7.30.2009

'À deriva', de Heitor Dhalia, estreia em meio à luta dos filmes autorais por espaço nas telas


Rodrigo Fonseca

RIO - Aplaudido no Festival de Cannes, "À deriva", de Heitor Dhalia, estreia nesta sexta-feira, em meio à alegria de produtores que comemoram os 10,5 milhões de espectadores contabilizados pelo cinema nacional entre 1 de janeiro e 30 de junho. Esse total de público corresponde a um crescimento de 167% em relação à venda de ingressos de 2008, limitada a 8.820.000 pagantes.

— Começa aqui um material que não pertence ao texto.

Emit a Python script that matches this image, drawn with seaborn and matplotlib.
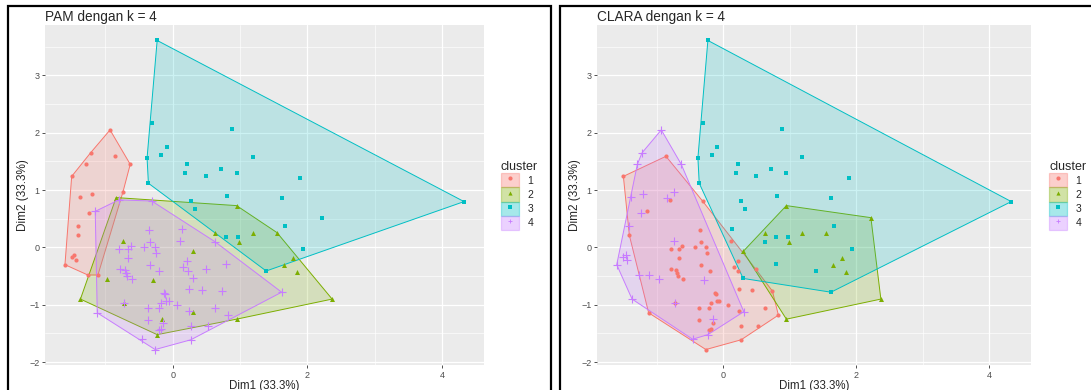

Os números atuais podem até dar orgulho a todas as tribos de realizadores, mas, na prática, aplicam-se mais a blockbusters do que ao chamado "filme de arte", cuja ambição estética não se dobra a regras mercadológicas.

O próprio Dhalia dirigiu um longa que é um exemplo de surpresa no "filme de arte": "O cheiro do ralo", que, em 2007, chegou a 170 mil pagantes quando se esperavam apenas 20 mil - diz Pedro Butcher, editor do site Filme B, que analisa o mercado exibidor brasileiro. - O problema é que exemplares do chamado "filme de arte", nicho que antes fazia média de mil pagantes por cópia, hoje custam a alcançar essa marca.
Neste ano em que as comédias "Se eu fosse você 2", "Divã" e "A mulher invisível" exponenciaram a renda da cinematografia brasileira às cifras do milhão, o conceito de "filme de arte" passou a ser aplicado nos mais variados projetos. O rótulo é dado tanto às radicalíssimas experiências de cineastas como Julio Bressane - cujo longa-metragem mais recente, "A erva do rato", patina há quase um mês à cata de telas - quanto a obras pautadas pela delicadeza como o drama de locações litorâneas dirigido por Dhalia. Só que enquanto o primeiro, rodado por um veterano do cinema marginal, vai viajar o Brasil com uma única cópia, o longa do diretor de "O cheiro do ralo" chega com 40 cópias, ou seja, com energia para brigar.
" Será que os filmes não têm público ou é a gente que não chega a esse público? "
- Truffaut acreditava que a maturidade de um diretor vem quando ele consegue falar o que quer e ainda assim fazer sentido para uma grande audiência. O que eu estou buscando é fazer cinema de qualidade artística, mas acessível. Não sou contra um cinema mais radical, árido. Até por que um filme acha seu público tenha ele o tamanho que tiver - diz Dhalia, que exibirá "À deriva" no dia 3 no 19 Cine Ceará, em disputa pelo troféu Mucuripe.
Depois de "Nina" (2004) e "O cheiro do ralo" (2006), o cineasta pernambucano de 39 anos narra em "À deriva" as turbulências que cercam a adolescência de Filipa (Laura Neiva), jovem que acompanha a separação de seus pais: Clarice (Débora Bloch) e Matias (o astro francês Vincent Cassel, de "O ódio").
- Eu nunca vou saber onde "O cheiro do ralo" seria capaz de chegar se saísse com cem cópias e não com 20. E se "À deriva", que está circulando pelo mundo e já foi vendido para, no mínimo, 15 países, viesse com 80 cópias, e não 40? - questiona Dhalia, que concorreu com o drama de Filipa na mostra Un Certain Regard de Cannes.
No início da Retomada, filmes que hoje seriam tratados como iguarias para poucos, como "Central do Brasil" ou "Carlota Joaquina", foram além da fronteira do milhão. Este ano, dos filmes na linhagem de "À deriva", o mais bem-sucedido foi "Budapeste", de Walter Carvalho, com 85 mil pagantes.
- "Em meu lugar", de Eduardo Valente, que estreia em outubro também entra nessa categoria - diz Pedro Butcher, da Filme B. - E há "Tempos de paz", de Daniel Filho, que por ser um filme de época, baseado em uma peça, limita o público.

Diretor do maior sucesso da Retomada, "Se eu fosse você 2", Daniel Filho entra em circuito em 14 de agosto com a adaptação de "Novas diretrizes em tempos de paz", do dramaturgo Bosco Brasil, questionando a noção de filme de arte:
- A classificação como arte é pretensiosa. Por que não tem pintura de arte, teatro de arte, música de arte, balé de arte etc?
E o que dizer do cinema de Bressane, grife de autoralidade há quatro décadas?
- "A erva do rato" não tem distribuição no Brasil, mas estamos em cartaz na França há seis semanas - diz Marcello Maia, produtor do longa de Bressane. - Será que os filmes não têm público ou é a gente que não chega a esse público?